At the time I believed that that the biggest barrier to progress in AI was the glut of tools — at the time every research lab built its own tools from the ground up (see Survey on Ontology Contruction Tools for a comparison of 13 roughly-equivalent frameworks). Not only was this enormously wasteful and redundant, it also meant the community was using a large number of under-developed, buggy and incompatible AI tool-chains. And so there was very little reuse of either code or knowledge-bases. And there were innumerable talks proving that this framework or that framework provided the most elegant expression of the Wine Ontology.
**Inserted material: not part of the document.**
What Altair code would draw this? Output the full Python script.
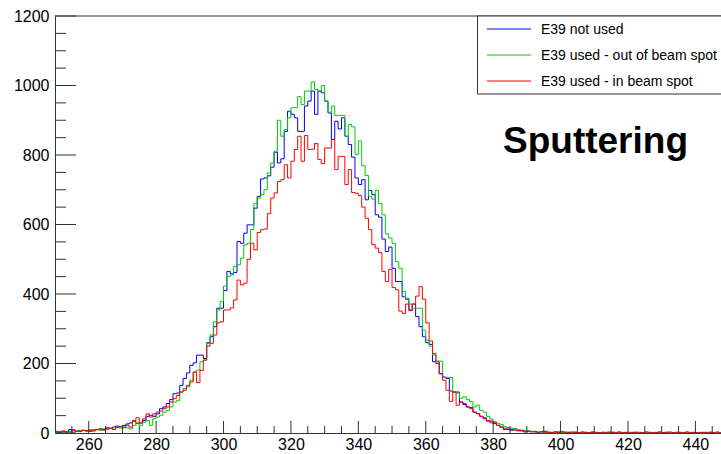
import altair as alt
import pandas as pd

# ---------------- data ----------------
x_start = 250          # first bin low edge
bin_width = 1
x_axis_max = 447.6     # right edge visible in the picture
y_max = 1200

series_names = ["E39 not used", "E39 used - out of beam spot", "E39 used - in beam spot"]
series_colors = ["#0000ff", "#00cc00", "#ff0000"]

blue_counts = [
    3, 2, 4, 3, 10, 9, 5, 6, 8, 7,            # 250
    5, 9, 10, 12, 10, 15, 13, 17, 20, 18,     # 260
    22, 26, 29, 34, 27, 29, 36, 48, 51, 48,   # 270
    55, 70, 75, 85, 96, 113, 115, 137, 157, 173,   # 280
    195, 202, 224, 224, 214, 260, 277, 306, 359, 359,  # 290
    410, 465, 458, 462, 551, 546, 575, 599, 599, 647,  # 300
    681, 731, 734, 740, 765, 808, 777, 789, 868, 926,  # 310
    917, 907, 868, 868, 941, 955, 984, 917, 984, 979,  # 320
    955, 921, 845, 897, 875, 907, 854, 830, 794, 734,  # 330
    715, 729, 671, 698, 686, 628, 621, 558, 522, 535,  # 340
    474, 436, 436, 392, 385, 354, 371, 335, 306, 277,  # 350
    260, 255, 205, 205, 171, 161, 157, 121, 118, 118,  # 360
    89, 82, 75, 73, 60, 56, 48, 41, 34, 34,   # 370
    27, 22, 17, 10, 10, 8, 12, 8, 6, 3,       # 380
    6, 4, 3, 2, 3, 5, 2, 1, 3, 2,             # 390
    1, 2, 1, 0, 2, 1, 3, 1, 0, 1,             # 400
    2, 1, 0, 2, 1, 0, 1, 3, 0, 1,             # 410
    0, 2, 1, 0, 1, 0, 2, 0, 1, 3,             # 420
    0, 1, 0, 1, 2, 0, 0, 3, 1, 0,             # 430
    1, 0, 2, 0, 1, 0, 0, 1, 0, 2,             # 440
]

green_counts = [
    2, 4, 3, 2, 5, 3, 6, 8, 7, 5,             # 250
    9, 6, 10, 8, 12, 10, 14, 11, 16, 14,      # 260
    18, 15, 12, 22, 29, 22, 31, 36, 22, 41,   # 270
    46, 51, 60, 65, 75, 89, 94, 118, 128, 133,     # 280
    152, 176, 181, 205, 209, 258, 282, 320, 354, 378,  # 290
    423, 450, 455, 479, 484, 503, 541, 546, 585, 660,  # 300
    676, 686, 700, 748, 777, 811, 900, 854, 873, 907,  # 310
    936, 936, 968, 945, 984, 984, 1010, 989, 984, 1000,  # 320
    955, 923, 941, 914, 914, 914, 854, 888, 881, 801,  # 330
    840, 769, 741, 681, 673, 698, 660, 628, 573, 561,  # 340
    546, 493, 474, 407, 388, 371, 359, 359, 359, 296,  # 350
    267, 250, 225, 207, 207, 160, 160, 160, 118, 115,  # 360
    100, 104, 96, 90, 75, 80, 65, 60, 48, 40,  # 370
    32, 28, 25, 18, 16, 14, 12, 10, 8, 7,     # 380
    5, 5, 4, 3, 4, 2, 3, 1, 2, 4,             # 390
    1, 2, 3, 1, 2, 0, 1, 2, 1, 3,             # 400
    1, 0, 2, 1, 1, 3, 0, 2, 1, 0,             # 410
    2, 1, 3, 0, 1, 2, 0, 1, 0, 2,             # 420
    1, 3, 1, 0, 2, 1, 0, 1, 2, 0,             # 430
    1, 2, 0, 1, 3, 0, 1, 0, 2, 1,             # 440
]

red_counts = [
    5, 3, 6, 4, 3, 8, 5, 4, 7, 6,             # 250
    8, 6, 9, 11, 8, 12, 14, 10, 16, 19,       # 260
    15, 22, 17, 36, 44, 29, 41, 55, 46, 55,   # 270
    60, 63, 70, 75, 89, 99, 108, 118, 123, 137,    # 280
    147, 175, 145, 180, 210, 250, 258, 282, 317, 320,  # 290
    354, 354, 360, 383, 440, 426, 431, 500, 546, 527,  # 300
    577, 585, 587, 631, 676, 691, 724, 729, 772, 734,  # 310
    782, 816, 854, 782, 856, 816, 817, 833, 787, 775,  # 320
    820, 820, 845, 758, 796, 796, 715, 758, 692, 690,  # 330
    683, 650, 618, 585, 542, 532, 519, 465, 436, 471,  # 340
    419, 412, 351, 344, 371, 352, 371, 394, 421, 385,  # 350
    317, 265, 229, 200, 170, 152, 123, 91, 118, 80,    # 360
    89, 85, 75, 70, 60, 55, 48, 44, 36, 29,   # 370
    31, 22, 17, 14, 12, 10, 8, 6, 8, 5,       # 380
    4, 3, 5, 2, 4, 3, 1, 2, 3, 1,             # 390
    4, 2, 1, 3, 2, 1, 0, 2, 1, 3,             # 400
    0, 1, 2, 0, 3, 1, 2, 0, 1, 2,             # 410
    0, 1, 0, 2, 1, 3, 0, 1, 2, 0,             # 420
    1, 0, 3, 1, 0, 2, 1, 0, 1, 2,             # 430
    0, 1, 0, 2, 0, 1, 3, 0, 1, 0,             # 440
]

x_tick_labels = [260, 280, 300, 320, 340, 360, 380, 400, 420, 440]
x_minor_ticks = [v for v in range(255, 448, 5) if v % 20 != 0]
y_tick_labels = [0, 200, 400, 600, 800, 1000, 1200]
y_minor_ticks = [v for v in range(50, 1200, 50) if v % 200 != 0]
annotation_text = "Sputtering"

# ---------------- layout ----------------
W, H = 666, 417
PAD = {"left": 55, "top": 16, "right": 0, "bottom": 21}
FONT = "Liberation Sans"
AX = "#333333"

x_scale = alt.Scale(domain=[x_start, x_axis_max], nice=False, zero=False)
y_scale = alt.Scale(domain=[0, y_max], nice=False, zero=True)
x_axis = alt.Axis(values=x_tick_labels, ticks=False, grid=False, domain=True,
                  domainColor=AX, labelFont=FONT, labelFontSize=16, format="d",
                  labelColor="black", labelPadding=3, title=None, labelFlush=False)
y_axis = alt.Axis(values=y_tick_labels, ticks=False, grid=False, domain=True,
                  domainColor=AX, labelFont=FONT, labelFontSize=16, format="d",
                  labelColor="black", labelPadding=6, title=None, labelFlush=False)


def hist_frame(counts, name):
    xs = [x_start + i * bin_width for i in range(len(counts))]
    xs.append(x_start + len(counts) * bin_width)
    vs = list(counts) + [counts[-1]]
    return pd.DataFrame({"x": xs, "v": vs, "series": name})


layers = []
for counts, name, col in zip([blue_counts, green_counts, red_counts], series_names, series_colors):
    layers.append(
        alt.Chart(hist_frame(counts, name))
        .mark_line(interpolate="step-after", strokeWidth=1, clip=True)
        .encode(x=alt.X("x:Q", scale=x_scale, axis=x_axis),
                y=alt.Y("v:Q", scale=y_scale, axis=y_axis),
                color=alt.value(col))
    )

# inward ticks (ROOT style)
def xticks(vals, length):
    return alt.Chart(pd.DataFrame({"t": vals})).mark_rule(strokeWidth=1).encode(
        x=alt.X("t:Q", scale=x_scale, axis=x_axis), y=alt.value(H), y2=alt.value(H - length),
        color=alt.value(AX))


def yticks(vals, length):
    return alt.Chart(pd.DataFrame({"t": vals})).mark_rule(strokeWidth=1).encode(
        y=alt.Y("t:Q", scale=y_scale, axis=y_axis), x=alt.value(0), x2=alt.value(length),
        color=alt.value(AX))


layers += [xticks(x_tick_labels, 12), xticks(x_minor_ticks, 7),
           yticks(y_tick_labels, 21), yticks(y_minor_ticks, 11)]

one = pd.DataFrame({"a": [0]})
# top frame line
layers.append(alt.Chart(one).mark_rule(strokeWidth=1).encode(
    x=alt.value(0), x2=alt.value(W), y=alt.value(0), color=alt.value(AX)))

# legend box
layers.append(alt.Chart(one).mark_rect(fill="white", stroke=AX, strokeWidth=1).encode(
    x=alt.value(422.5), x2=alt.value(W + 20), y=alt.value(0), y2=alt.value(78)))
leg_rows = [13, 39, 65]
for name, col, yy in zip(series_names, series_colors, leg_rows):
    layers.append(alt.Chart(one).mark_rule(strokeWidth=1.2).encode(
        x=alt.value(432), x2=alt.value(476), y=alt.value(yy), color=alt.value(col)))
    layers.append(alt.Chart(one).mark_text(text=name, font=FONT, fontSize=14,
                                           align="left", baseline="middle").encode(
        x=alt.value(486), y=alt.value(yy + 0.5), color=alt.value("black")))

# annotation
layers.append(alt.Chart(one).mark_text(text=annotation_text, font=FONT, fontSize=37,
                                       fontWeight="bold",
                                       align="left", baseline="alphabetic").encode(
    x=alt.value(448), y=alt.value(137), color=alt.value("black")))

chart = alt.layer(*layers).properties(
    width=W, height=H,
    autosize=alt.AutoSizeParams(type="none"),
    padding=PAD,
    background="white",
).configure_view(stroke=None)

chart.save("out.html", embed_options={"renderer": "svg", "actions": False})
I tried to address this problem by making Protege more palatable to other research / AI groups worldwide. This effort involved three main activities:
- Being on the “open-source” side in the internal conversations. While it might seem like a obvious decision now, there was a lot of uncertainty around whether or not to open source Protege. But … many research labs told us that the big barrier to adoption was having their research rely on a tool that they didn’t control and which might go away. So we open-sourced it and adoption spiked.
- Defining a formal knowledge model and widget API, so that that people could extend the app, write plugins, and generally understand the semantics of the underlying knowledge base. I reworked the Protege knowledge model to be OKBC compliant (see the discussion in When Knowledge Models Collide) and then gave hours upon hours of talks about how the widget API and the knowledge model worked together. The best of these talks were:
- Formal Aspects of Protege is an 80 slide talk on the underlying knowledge model, culminating in a details description of the Protege Axiom Language (PAL, also something I wrote).
- The Awesome Power of Slot Widgets (Unleashed) is a much shorter talk on how to write a user-interface Plugin for Protege.
- Evangelizing what we were doing with Protege and why it made sense for other research groups to adopt Protege (instead of writing or maintaining their own tools). Knowledge Modeling at the Millenium was the best paper I wrote about this, and it led to a plenary talk at the 12’th Banff Workshop on Knowledge Acquisition, Modelling, and Management (KAW ’99).